I was in a presentation earlier this week where a senior person from a rather idiosyncratic but large public organisation talked about their experiences of migrating to Microsoft Office 365. There were interesting and honest reflections, and many people asked if it was possible to get a copy of the slides that had been shown. “Yes, but we can’t share things outside of our tenant. We’ll get it emailed.” was the response.
If you’re not familiar with the lingo, let’s unpack that a little bit.
Microsoft Office 365 is an internet-hosted platform on which customers rent space (a “tenant”) which offers them email, calendaring, file storage and a host of other online applications. Because it is internet-based, it is possible to configure Office 365 so that end users are able to share resources with people outside of their organisation.
For example, say you are working on a document with an external lawyer.
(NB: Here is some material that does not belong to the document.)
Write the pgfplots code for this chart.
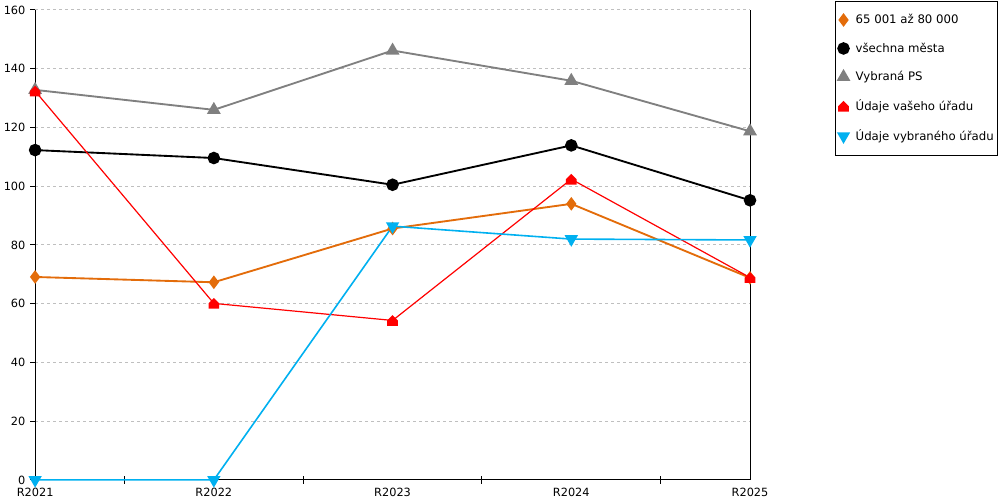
\documentclass[border=0pt]{standalone}
\usepackage{fontspec}
\setmainfont{DejaVu Sans}
\usepackage{pgfplots}
\pgfplotsset{compat=1.18}
\usepackage{pgfplotstable}
\definecolor{cOrange}{RGB}{227,108,10}
\definecolor{cGray}{RGB}{128,128,128}
\definecolor{cRed}{RGB}{255,0,0}
\definecolor{cBlue}{RGB}{0,176,240}
\pgfdeclareplotmark{house}{%
 \pgfpathmoveto{\pgfqpoint{-\pgfplotmarksize}{-\pgfplotmarksize}}%
 \pgfpathlineto{\pgfqpoint{\pgfplotmarksize}{-\pgfplotmarksize}}%
 \pgfpathlineto{\pgfqpoint{\pgfplotmarksize}{0pt}}%
 \pgfpathlineto{\pgfqpoint{0pt}{\pgfplotmarksize}}%
 \pgfpathlineto{\pgfqpoint{-\pgfplotmarksize}{0pt}}%
 \pgfpathclose
 \pgfusepathqfill}
\pgfplotstableread{
x orange black gray red blue
0 69.1 112.3 132.8 132.4 0
1 67.3 109.6 126.0 60.1 0
2 85.6 100.5 146.2 54.3 86.4
3 94.0 113.9 135.9 102.4 82.0
4 68.8 95.2 118.7 68.9 81.7
}\datatable
\begin{document}
\fontsize{8.5}{10}\selectfont
\begin{tikzpicture}
\begin{axis}[
  scale only axis,
  width=536.25pt, height=352.5pt,
  xmin=0, xmax=4, ymin=0, ymax=160,
  clip=false,
  axis line style={draw=none},
  xtick={0,1,2,3,4},
  xticklabels={R2021,R2022,R2023,R2024,R2025},
  minor xtick={0.5,1.5,2.5,3.5},
  ytick={0,20,...,160},
  xtick pos=left, ytick pos=left,
  tick align=outside,
  major tick length=3.75pt,
  minor tick length=6pt,
  x tick style={draw=none},
  minor x tick style={draw=black, line width=0.75pt, yshift=3pt},
  y tick style={black, line width=0.75pt},
  xticklabel style={yshift=1pt},
  yticklabel style={xshift=-0.5pt},
  ymajorgrids,
  grid style={line width=0.75pt, draw=black!25, dash pattern=on 2pt off 2.5pt},
  /pgf/number format/assume math mode=true,
  tick label style={font=\fontsize{8.5}{10}\selectfont},
  legend style={at={(rel axis cs:1.1189,1.0191)}, anchor=north west,
    draw=black, line width=0.75pt, fill=white,
    font=\fontsize{8.8}{10}\selectfont,
    inner xsep=2pt, inner ysep=8.7pt,
    row sep=11.05pt,
    nodes={inner sep=1pt}},
  legend cell align=left,
  legend image code/.code={\path (-0.06cm,0) (0.30cm,0); \draw[#1, only marks] plot coordinates {(0.04cm,0cm)};},
]
\draw[black, line width=0.75pt] (rel axis cs:0,0) -- (rel axis cs:0,1);
\draw[black, line width=0.75pt] (rel axis cs:0,0) -- (rel axis cs:1,0);
\draw[black, line width=0.75pt] (rel axis cs:1,0) -- (rel axis cs:1,1);
\addplot[cOrange, line width=1.4pt, mark=diamond*, mark size=4pt, mark options={draw=none}] table[x=x,y=orange]{\datatable};
\addlegendentry{65 001 až 80 000}
\addplot[black, line width=1.4pt, mark=*, mark size=4pt, mark options={draw=none}] table[x=x,y=black]{\datatable};
\addlegendentry{všechna města}
\addplot[cGray, line width=1.4pt, mark=triangle*, mark size=4.6pt, mark options={draw=none}] table[x=x,y=gray]{\datatable};
\addlegendentry{Vybraná PS}
\addplot[cRed, line width=0.9pt, mark=house, mark size=4pt, mark options={draw=none}] table[x=x,y=red]{\datatable};
\addlegendentry{Údaje vašeho úřadu}
\addplot[cBlue, line width=1.2pt, mark=triangle*, mark size=4.6pt, mark options={draw=none, rotate=180}] table[x=x,y=blue]{\datatable};
\addlegendentry{Údaje vybraného úřadu}
\end{axis}
\path[use as bounding box] (-26.25pt,-15pt) rectangle (723.75pt,360pt);
\end{tikzpicture}
\end{document}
You could give the lawyer access to the document based on their (email) identity, and work collaboratively on that document avoiding the ping-pong of email and attachment traffic that typifies most inter-organisation interactions today. Not only does this have the opportunity to make workflows more effective, but also because the one master document is accessed from one place, the ability to control the data is greatly enhanced. It is possible for the lawyer to download the document, and still I believe not possible to prevent that, but you have “one version of the truth” that is pretty irrefutable.
However, in a huge proportion of the organisations I encounter in my work, that flexibility and opportunity is turned off. “I can’t share outside of my tenant”.
Why is this happening?
Well, because (I think) of a combination of deeply held prejudice that things on the internet are somehow inherently unsafe, and also that giving access to IT resources to someone outside of the organisation is inherently risky. Both of these belie a fundamental misunderstanding of how the modern world of technology works.
Roll back a bit.
Traditionally organisations have adopted what is sometimes known as a “citadel” model of security, where there is a hard perimeter (firewalls) around an assumed “private” network on which it is assumed that all things and people connected are relatively known and relatively safe. This model wasn’t really by design, it kind of evolved from a time (decades ago) when commercial organisations weren’t connected to the internet.
The citadel model is fairly efficient, but has some major challenges. Assumption that everything within the hard walls is relatively safe leads to sloppy behaviours, and allowing someone from the outside in relies on having to build trust in them quite quickly and absolutely.
Imagine you work in an office that has security guards and gates and you have to show your pass every morning to get into the building. You’ll probably happily leave your personal belongings on your desk when you pop to the loo. Then there is a spate of thefts, and it turns out that the thief is someone who has been working part-time for a contractor. Contractor recruitment rules get bumped up, everyone is a bit more paranoid for a bit, and then things quickly return to as they were.
Now imagine you are in a busy city-centre pub. Whilst you are sitting at a table, you’ll be quite happy to have your wallet or your phone on the table in front of you, in plain sight. In fact, they’re probably safer there than in the pocket of a coat the back of your chair. You probably wouldn’t leave them there, though, when you popped to the loo (unless you are with other people, in which case it would probably be fine). You change your behaviours.
So what’s happening with the way in which organisations are implementing Office 365? Well, they’re thinking that they need to implement it in the way that they would if they were in a citadel model. They’re thinking that they’re in a secure office, when actually they’ve moved to the pub. They are implementing models and thinking that aren’t appropriate for internet-based services.
But why is this an issue? Why can’t they pretend that Office 365 is no different to the world they know?
Well, because they are then peddling a lie. Part of the pitch for moving to an internet-based service like Office 365 is changing working behaviours to become more productive and more collaborative. Increasingly people are working in teams that span organisations. Refusing to allow users share outside of the tenant forces one of two outcomes:
- they continue to have to rely on email to share and collaborate outside, and because that pattern is so common, they continue to use email as the primary means for doing everything.
- they shift to “shadow” channels to get their jobs done, out of sight and mind of IT governance
Both of these outcomes are less secure. Sharing documents and other resources from internet-based services isn’t like doing so in the old citadel model. They are designed that way and you’re not making anything more vulnerable as a result. An email sent is an email out of control of the organisation entirely. Shadow channels, often on free or freemium platforms have their own hornet’s nest of issues.
Setting up services like Office 365 to be restricted to the tenant organisation’s people alone fundamentally misunderstands the opportunities and threats of modern internet-based platforms. It counter-nudges people in to maintaining existing working practices, or shifts them to use platforms to get their jobs done. Information security and IT professionals really need to start thinking differently.